-- Start --

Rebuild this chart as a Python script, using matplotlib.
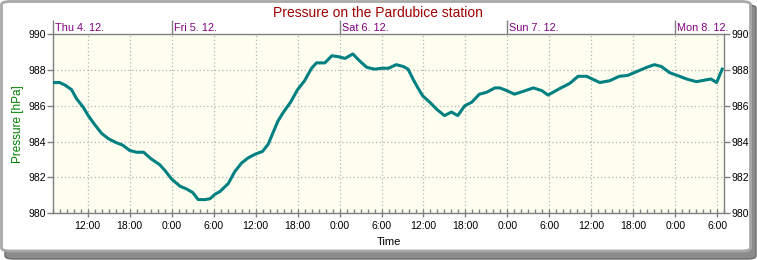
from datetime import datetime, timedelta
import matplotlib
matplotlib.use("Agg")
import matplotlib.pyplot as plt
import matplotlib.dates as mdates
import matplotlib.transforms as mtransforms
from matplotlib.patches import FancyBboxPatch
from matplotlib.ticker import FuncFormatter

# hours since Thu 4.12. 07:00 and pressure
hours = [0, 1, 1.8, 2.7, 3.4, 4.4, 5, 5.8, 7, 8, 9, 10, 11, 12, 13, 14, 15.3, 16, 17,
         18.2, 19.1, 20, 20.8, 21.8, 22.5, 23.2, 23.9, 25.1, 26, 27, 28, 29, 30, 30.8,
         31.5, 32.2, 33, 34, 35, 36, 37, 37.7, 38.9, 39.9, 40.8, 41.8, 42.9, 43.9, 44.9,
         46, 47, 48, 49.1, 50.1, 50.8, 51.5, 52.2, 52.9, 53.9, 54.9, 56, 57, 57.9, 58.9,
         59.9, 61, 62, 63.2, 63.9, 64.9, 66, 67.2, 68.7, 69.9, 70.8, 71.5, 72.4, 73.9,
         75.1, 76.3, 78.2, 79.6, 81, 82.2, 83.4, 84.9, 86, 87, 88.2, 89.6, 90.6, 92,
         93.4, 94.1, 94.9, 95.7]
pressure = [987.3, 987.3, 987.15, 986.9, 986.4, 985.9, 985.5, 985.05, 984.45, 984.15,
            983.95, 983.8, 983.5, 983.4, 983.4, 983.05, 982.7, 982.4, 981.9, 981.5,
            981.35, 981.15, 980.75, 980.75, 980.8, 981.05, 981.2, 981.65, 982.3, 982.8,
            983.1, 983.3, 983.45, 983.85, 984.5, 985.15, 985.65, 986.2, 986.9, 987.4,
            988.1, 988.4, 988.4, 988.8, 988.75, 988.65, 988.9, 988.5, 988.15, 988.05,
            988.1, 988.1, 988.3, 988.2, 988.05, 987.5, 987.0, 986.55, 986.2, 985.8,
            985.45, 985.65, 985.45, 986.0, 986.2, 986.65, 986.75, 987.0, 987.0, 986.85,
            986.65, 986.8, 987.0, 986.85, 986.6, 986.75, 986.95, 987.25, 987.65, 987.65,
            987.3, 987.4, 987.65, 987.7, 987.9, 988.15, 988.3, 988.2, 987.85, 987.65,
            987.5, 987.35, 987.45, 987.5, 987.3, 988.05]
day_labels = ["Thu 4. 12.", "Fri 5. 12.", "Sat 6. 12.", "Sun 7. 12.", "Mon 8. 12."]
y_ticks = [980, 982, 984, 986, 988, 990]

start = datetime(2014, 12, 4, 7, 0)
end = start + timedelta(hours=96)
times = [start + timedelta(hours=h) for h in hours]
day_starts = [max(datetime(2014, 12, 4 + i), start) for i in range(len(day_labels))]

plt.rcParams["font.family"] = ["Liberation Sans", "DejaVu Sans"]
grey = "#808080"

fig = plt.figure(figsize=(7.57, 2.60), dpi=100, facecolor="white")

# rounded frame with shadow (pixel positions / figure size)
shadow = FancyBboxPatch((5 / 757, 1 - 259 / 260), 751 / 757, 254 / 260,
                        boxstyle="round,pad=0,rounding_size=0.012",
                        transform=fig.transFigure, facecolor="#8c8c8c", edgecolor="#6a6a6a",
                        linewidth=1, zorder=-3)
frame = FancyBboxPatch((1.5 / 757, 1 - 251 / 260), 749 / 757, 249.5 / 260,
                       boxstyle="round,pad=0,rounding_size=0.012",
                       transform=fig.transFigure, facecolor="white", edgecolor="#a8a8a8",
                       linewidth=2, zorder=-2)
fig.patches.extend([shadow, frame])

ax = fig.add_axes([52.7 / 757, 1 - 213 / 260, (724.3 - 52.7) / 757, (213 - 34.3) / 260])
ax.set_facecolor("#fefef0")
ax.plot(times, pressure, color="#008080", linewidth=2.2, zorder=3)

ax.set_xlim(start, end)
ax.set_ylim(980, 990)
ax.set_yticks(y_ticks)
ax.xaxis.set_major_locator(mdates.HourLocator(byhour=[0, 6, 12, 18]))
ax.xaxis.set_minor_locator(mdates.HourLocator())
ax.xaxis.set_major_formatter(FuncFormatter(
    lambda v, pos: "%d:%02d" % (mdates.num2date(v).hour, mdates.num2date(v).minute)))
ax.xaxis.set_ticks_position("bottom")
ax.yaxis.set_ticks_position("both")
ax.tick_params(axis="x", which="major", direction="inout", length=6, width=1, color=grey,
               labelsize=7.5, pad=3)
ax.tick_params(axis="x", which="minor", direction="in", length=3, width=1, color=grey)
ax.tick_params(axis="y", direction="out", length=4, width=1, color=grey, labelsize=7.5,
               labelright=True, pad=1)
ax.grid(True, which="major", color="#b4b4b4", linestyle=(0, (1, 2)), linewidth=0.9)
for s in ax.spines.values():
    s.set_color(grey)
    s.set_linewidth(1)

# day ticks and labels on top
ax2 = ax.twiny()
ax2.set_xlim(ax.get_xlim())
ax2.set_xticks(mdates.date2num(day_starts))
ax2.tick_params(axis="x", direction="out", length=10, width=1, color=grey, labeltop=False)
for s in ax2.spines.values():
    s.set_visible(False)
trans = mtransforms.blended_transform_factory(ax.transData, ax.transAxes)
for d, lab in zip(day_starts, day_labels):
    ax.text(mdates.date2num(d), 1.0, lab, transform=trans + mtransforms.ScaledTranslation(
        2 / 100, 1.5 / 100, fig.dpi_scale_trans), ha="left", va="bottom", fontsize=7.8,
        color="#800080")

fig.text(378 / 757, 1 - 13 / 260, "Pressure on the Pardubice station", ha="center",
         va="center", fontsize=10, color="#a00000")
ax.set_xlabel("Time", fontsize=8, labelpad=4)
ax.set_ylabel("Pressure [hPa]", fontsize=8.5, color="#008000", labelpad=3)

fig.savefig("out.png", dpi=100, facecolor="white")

-- End --

TASK TO COMPLETE: The data above needs to be retyped exactly, with the images left out.

ANSWER FOR THIS EXERCISE:
Rebuild this chart as a Python script, using matplotlib.
from datetime import datetime, timedelta
import matplotlib
matplotlib.use("Agg")
import matplotlib.pyplot as plt
import matplotlib.dates as mdates
import matplotlib.transforms as mtransforms
from matplotlib.patches import FancyBboxPatch
from matplotlib.ticker import FuncFormatter

# hours since Thu 4.12. 07:00 and pressure
hours = [0, 1, 1.8, 2.7, 3.4, 4.4, 5, 5.8, 7, 8, 9, 10, 11, 12, 13, 14, 15.3, 16, 17,
         18.2, 19.1, 20, 20.8, 21.8, 22.5, 23.2, 23.9, 25.1, 26, 27, 28, 29, 30, 30.8,
         31.5, 32.2, 33, 34, 35, 36, 37, 37.7, 38.9, 39.9, 40.8, 41.8, 42.9, 43.9, 44.9,
         46, 47, 48, 49.1, 50.1, 50.8, 51.5, 52.2, 52.9, 53.9, 54.9, 56, 57, 57.9, 58.9,
         59.9, 61, 62, 63.2, 63.9, 64.9, 66, 67.2, 68.7, 69.9, 70.8, 71.5, 72.4, 73.9,
         75.1, 76.3, 78.2, 79.6, 81, 82.2, 83.4, 84.9, 86, 87, 88.2, 89.6, 90.6, 92,
         93.4, 94.1, 94.9, 95.7]
pressure = [987.3, 987.3, 987.15, 986.9, 986.4, 985.9, 985.5, 985.05, 984.45, 984.15,
            983.95, 983.8, 983.5, 983.4, 983.4, 983.05, 982.7, 982.4, 981.9, 981.5,
            981.35, 981.15, 980.75, 980.75, 980.8, 981.05, 981.2, 981.65, 982.3, 982.8,
            983.1, 983.3, 983.45, 983.85, 984.5, 985.15, 985.65, 986.2, 986.9, 987.4,
            988.1, 988.4, 988.4, 988.8, 988.75, 988.65, 988.9, 988.5, 988.15, 988.05,
            988.1, 988.1, 988.3, 988.2, 988.05, 987.5, 987.0, 986.55, 986.2, 985.8,
            985.45, 985.65, 985.45, 986.0, 986.2, 986.65, 986.75, 987.0, 987.0, 986.85,
            986.65, 986.8, 987.0, 986.85, 986.6, 986.75, 986.95, 987.25, 987.65, 987.65,
            987.3, 987.4, 987.65, 987.7, 987.9, 988.15, 988.3, 988.2, 987.85, 987.65,
            987.5, 987.35, 987.45, 987.5, 987.3, 988.05]
day_labels = ["Thu 4. 12.", "Fri 5. 12.", "Sat 6. 12.", "Sun 7. 12.", "Mon 8. 12."]
y_ticks = [980, 982, 984, 986, 988, 990]

start = datetime(2014, 12, 4, 7, 0)
end = start + timedelta(hours=96)
times = [start + timedelta(hours=h) for h in hours]
day_starts = [max(datetime(2014, 12, 4 + i), start) for i in range(len(day_labels))]

plt.rcParams["font.family"] = ["Liberation Sans", "DejaVu Sans"]
grey = "#808080"

fig = plt.figure(figsize=(7.57, 2.60), dpi=100, facecolor="white")

# rounded frame with shadow (pixel positions / figure size)
shadow = FancyBboxPatch((5 / 757, 1 - 259 / 260), 751 / 757, 254 / 260,
                        boxstyle="round,pad=0,rounding_size=0.012",
                        transform=fig.transFigure, facecolor="#8c8c8c", edgecolor="#6a6a6a",
                        linewidth=1, zorder=-3)
frame = FancyBboxPatch((1.5 / 757, 1 - 251 / 260), 749 / 757, 249.5 / 260,
                       boxstyle="round,pad=0,rounding_size=0.012",
                       transform=fig.transFigure, facecolor="white", edgecolor="#a8a8a8",
                       linewidth=2, zorder=-2)
fig.patches.extend([shadow, frame])

ax = fig.add_axes([52.7 / 757, 1 - 213 / 260, (724.3 - 52.7) / 757, (213 - 34.3) / 260])
ax.set_facecolor("#fefef0")
ax.plot(times, pressure, color="#008080", linewidth=2.2, zorder=3)

ax.set_xlim(start, end)
ax.set_ylim(980, 990)
ax.set_yticks(y_ticks)
ax.xaxis.set_major_locator(mdates.HourLocator(byhour=[0, 6, 12, 18]))
ax.xaxis.set_minor_locator(mdates.HourLocator())
ax.xaxis.set_major_formatter(FuncFormatter(
    lambda v, pos: "%d:%02d" % (mdates.num2date(v).hour, mdates.num2date(v).minute)))
ax.xaxis.set_ticks_position("bottom")
ax.yaxis.set_ticks_position("both")
ax.tick_params(axis="x", which="major", direction="inout", length=6, width=1, color=grey,
               labelsize=7.5, pad=3)
ax.tick_params(axis="x", which="minor", direction="in", length=3, width=1, color=grey)
ax.tick_params(axis="y", direction="out", length=4, width=1, color=grey, labelsize=7.5,
               labelright=True, pad=1)
ax.grid(True, which="major", color="#b4b4b4", linestyle=(0, (1, 2)), linewidth=0.9)
for s in ax.spines.values():
    s.set_color(grey)
    s.set_linewidth(1)

# day ticks and labels on top
ax2 = ax.twiny()
ax2.set_xlim(ax.get_xlim())
ax2.set_xticks(mdates.date2num(day_starts))
ax2.tick_params(axis="x", direction="out", length=10, width=1, color=grey, labeltop=False)
for s in ax2.spines.values():
    s.set_visible(False)
trans = mtransforms.blended_transform_factory(ax.transData, ax.transAxes)
for d, lab in zip(day_starts, day_labels):
    ax.text(mdates.date2num(d), 1.0, lab, transform=trans + mtransforms.ScaledTranslation(
        2 / 100, 1.5 / 100, fig.dpi_scale_trans), ha="left", va="bottom", fontsize=7.8,
        color="#800080")

fig.text(378 / 757, 1 - 13 / 260, "Pressure on the Pardubice station", ha="center",
         va="center", fontsize=10, color="#a00000")
ax.set_xlabel("Time", fontsize=8, labelpad=4)
ax.set_ylabel("Pressure [hPa]", fontsize=8.5, color="#008000", labelpad=3)

fig.savefig("out.png", dpi=100, facecolor="white")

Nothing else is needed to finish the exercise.